After this, we calculated how many people would get on the bus during a certain period of time. We did this using the data provided to us (how many people work and live in different parts of the town). This way we were able to see how many buses we would need in circulation during different times of the day.

Weekdays | Frequency | Estimated amount of people per bus (ppb) | Weekends | Frequency | Estimated amount of people per bus (ppb) |

5am-7am | 20min | 45ppb | 5am-7am | 30min | |

7am-10am | 6min | 37ppb | 7am-10am | 20min | |

10am-2pm | 30min | 38ppb | 10am-8pm | 12min | |

2pm-4pm | 10min | 18ppb | 8pm-12am | 18min | |

4pm-8pm | 6min | 28ppb | 12am-5am | 30min | |

8pm-12am | 20min | 10ppb | |||

12am-5am | 40min | 6ppb |

If we would have had more time to work on this project we would have estimated the amount of people per bus there would be on the weekends. We would have also tried to calculate what changes we would need to make to our route to accommodate special events such as an important match at the stadium. On top of this we would have liked to work out how long the route would actually take, (considering traffic lights etc.) and how many buses would be needed to make the timetable possible. Also, it is necessary to consider the length of time for which drivers will be working on the route and the time it will take for the change-over of drivers to occur. Many of the things that we would have liked to have done if there was more time, we have discussed but not investigated in depth.

I think that using the robots was beneficial to the pupils as it added a practical dimension to the whole project. The visual element of the behaviour of the robot helped even though it depended on the robot being programmed correctly. There was the issue of calculating distance of their chosen routes which I think was helped by the use of robot. I also think that they were just fun to handle and program.

It was observed that the students had an understanding of the mathematics of statistics, but they had little practical grasp. For example during the discussions it was mentioned that you could correlate the ability of 8 and 9 year old students to read to the capacity of prisons.

When the State of Arizona projects how many prison beds it will need, it factors in the number of kids who read well in fourth grade. Evidence shows that children who do not read by third grade often fail to catch up and are more likely to drop out of school, take drugs, or go to prison. So many non-readers wind up in jail that Arizona officials have found they can use the rate of illiteracy to help calculate future prison needs.

Low literacy is strongly related to crime: 70% of prisoners fall into the lowest two levels of reading proficiency

Some of the students were appalled that people would collect such statistics. A lively discussion ensued about the morality of collecting some types of information. It was pointed out that the same statistic was used in the UK to plan educational interventions. That the statistics are one thing. What you do with them is another. In many ways this was a critical part of the activity. The student’s perspective on statistical data started to change. It was not simple a matter of data given by a teacher and techniques for manipulating the information.

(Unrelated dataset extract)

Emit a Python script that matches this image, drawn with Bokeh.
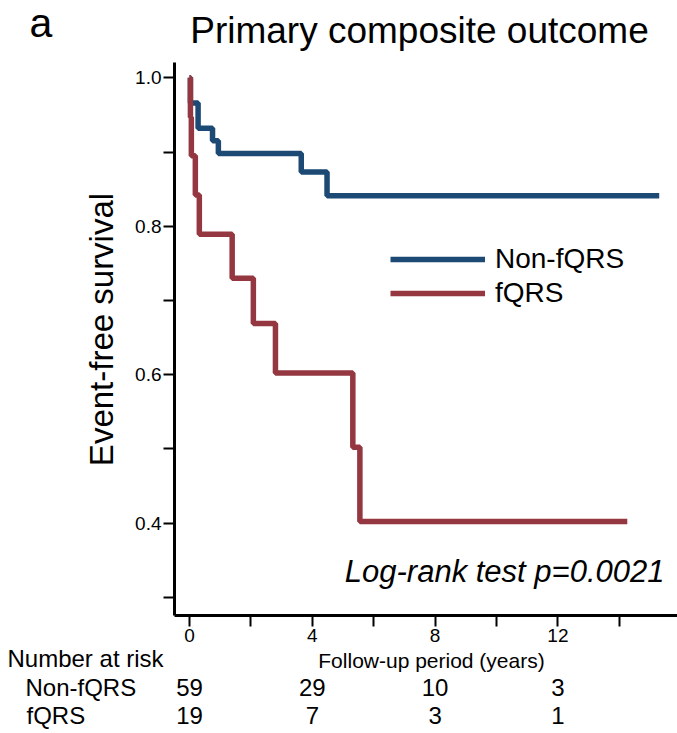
from math import pi
from bokeh.plotting import figure
from bokeh.models import (Range1d, FixedTicker, ColumnDataSource, Label, LabelSet,
                          Legend, LegendItem, NumeralTickFormatter)
from bokeh.core.properties import value
from bokeh.embed import file_html
from bokeh.resources import INLINE

# ---------------- data ----------------
nonfqrs_time = [0, 0.03, 0.28, 0.75, 0.94, 3.64, 4.48, 15.3]
nonfqrs_surv = [1.0, 0.966, 0.932, 0.915, 0.898, 0.873, 0.841, 0.841]
fqrs_time = [0, 0.03, 0.06, 0.19, 0.32, 1.39, 2.08, 2.80, 5.32, 5.55, 14.26]
fqrs_surv = [1.0, 0.947, 0.895, 0.842, 0.789, 0.730, 0.669, 0.602, 0.502, 0.402, 0.402]

risk_times = [0, 4, 8, 12]
risk_nonfqrs = [59, 29, 10, 3]
risk_fqrs = [19, 7, 3, 1]

x_major = [0, 4, 8, 12]
x_minor = [2, 6, 10, 14]
y_major = [0.4, 0.6, 0.8, 1.0]
y_minor = [0.3, 0.5, 0.7, 0.9]

# ---------------- layout (page pixels) ----------------
W, H = 677, 733
AX_L, AX_R, AX_T, AX_B = 174, 677, 62, 615   # extent of the axis rules
PX0, PXU = 189.0, 30.7      # pixel of t=0, pixels per year
PY1, PYU = 77.3, 742.0      # pixel of S=1, pixels per unit survival
MID = 0.35                  # middle of text above its baseline, in em

FONT = "Liberation Sans"
BLUE = "#1d4a74"
RED = "#943740"


def tx(px):
    """page pixel x -> time"""
    return (px - PX0) / PXU


def sy(py):
    """page pixel y -> survival"""
    return 1 - (py - PY1) / PYU


p = figure(width=W, height=H, x_range=Range1d(tx(0), tx(W)),
           y_range=Range1d(sy(H), sy(0)), output_backend="svg",
           toolbar_location=None, min_border=0)
p.min_border_left = p.min_border_right = p.min_border_top = p.min_border_bottom = 0
p.grid.visible = False
p.outline_line_color = None
p.background_fill_color = "white"
p.border_fill_color = "white"

p.xaxis.fixed_location = sy(AX_B)
p.xaxis.bounds = (tx(AX_L), tx(AX_R))
p.yaxis.fixed_location = tx(AX_L)
p.yaxis.bounds = (sy(AX_B), sy(AX_T))

for ax in (p.xaxis[0], p.yaxis[0]):
    ax.axis_line_width = 3
    ax.axis_line_color = "black"
    ax.major_tick_in = 0
    ax.minor_tick_in = 0
    ax.major_tick_out = 11
    ax.minor_tick_out = 11
    ax.major_tick_line_width = 2
    ax.minor_tick_line_width = 2
    ax.major_tick_line_color = "black"
    ax.minor_tick_line_color = "black"
    ax.major_label_text_font = FONT
    ax.major_label_text_font_size = "19px"
    ax.major_label_text_color = "black"
    ax.major_label_standoff = 2

p.xaxis.ticker = FixedTicker(ticks=x_major, minor_ticks=x_minor)
p.yaxis.ticker = FixedTicker(ticks=y_major, minor_ticks=y_minor)
p.xaxis.formatter = NumeralTickFormatter(format="0")
p.yaxis.formatter = NumeralTickFormatter(format="0.0")

r_blue = p.step(nonfqrs_time, nonfqrs_surv, mode="after", line_width=5.5, line_color=BLUE)
r_red = p.step(fqrs_time, fqrs_surv, mode="after", line_width=5.5, line_color=RED)

legend = Legend(items=[LegendItem(label="Non-fQRS", renderers=[r_blue]),
                       LegendItem(label="fQRS", renderers=[r_red])],
                location=(390, H - 310), glyph_width=95, glyph_height=34,
                label_height=34, label_standoff=10, spacing=0, padding=0, margin=0,
                border_line_alpha=0, background_fill_alpha=0,
                label_text_font=FONT, label_text_font_size="28px",
                label_text_color="black")
p.add_layout(legend)


def add_label(px, base_py, text, size, align="left", style="normal"):
    p.add_layout(Label(x=tx(px), y=sy(base_py - MID * size), text=text,
                       text_font=FONT, text_font_size=f"{size}px", text_align=align,
                       text_baseline="middle", text_font_style=style,
                       text_color="black"))


add_label(29, 37, "a", 41)
add_label(419, 43, "Primary composite outcome", 37, align="center")
add_label(664, 582, "Log-rank test p=0.0021", 31, align="right", style="italic")
add_label(431, 667, "Follow-up period (years)", 21, align="center")
add_label(7, 666.7, "Number at risk", 24)
add_label(25, 695, "Non-fQRS", 24)
add_label(26, 723.3, "fQRS", 24)

# y-axis title, rotated; baseline at x=112.5, centred at y=329
p.add_layout(Label(x=tx(112.5 - MID * 33), y=sy(329), text="Event-free survival",
                   text_font=FONT, text_font_size="33px", text_align="center",
                   text_baseline="middle", angle=pi / 2, text_color="black"))

for counts, base_py in ((risk_nonfqrs, 695), (risk_fqrs, 723.3)):
    src = ColumnDataSource(dict(x=risk_times,
                                y=[sy(base_py - MID * 24)] * len(risk_times),
                                t=[str(c) for c in counts]))
    p.add_layout(LabelSet(x="x", y="y", text="t", source=src,
                          text_font=value(FONT), text_font_size=value("24px"),
                          text_align="center", text_baseline="middle",
                          text_color="black"))

open("out.html", "w").write(file_html(p, INLINE))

There was a practical purpose to this mathematics which was reflected in everyday things like bus services.

The students were provided with information about each building and its occupancy, but they struggled to see how they could use that information to establish how many people were travelling at different times of day. It was explained that bus companies would have data collected over years that would help them to make reasonable estimations. The students realised that the design of such systems was an iterative process. Once they had a model defined and the assumptions listed, bus planners would test their model. This helped the students to understand the idea of mathematical modelling. Some discussion centred on how they might use public records like census data.

One practical issue became clear in this project. The students were organised in groups of about 6 or 7 students. Groups should be two or three students. Often Roamer activities require multiple tasks to be done simultaneously, so all the students are engaged. That is not the case here so while students were engaged, there were times when the groups broke into smaller groups with only a subgroup working.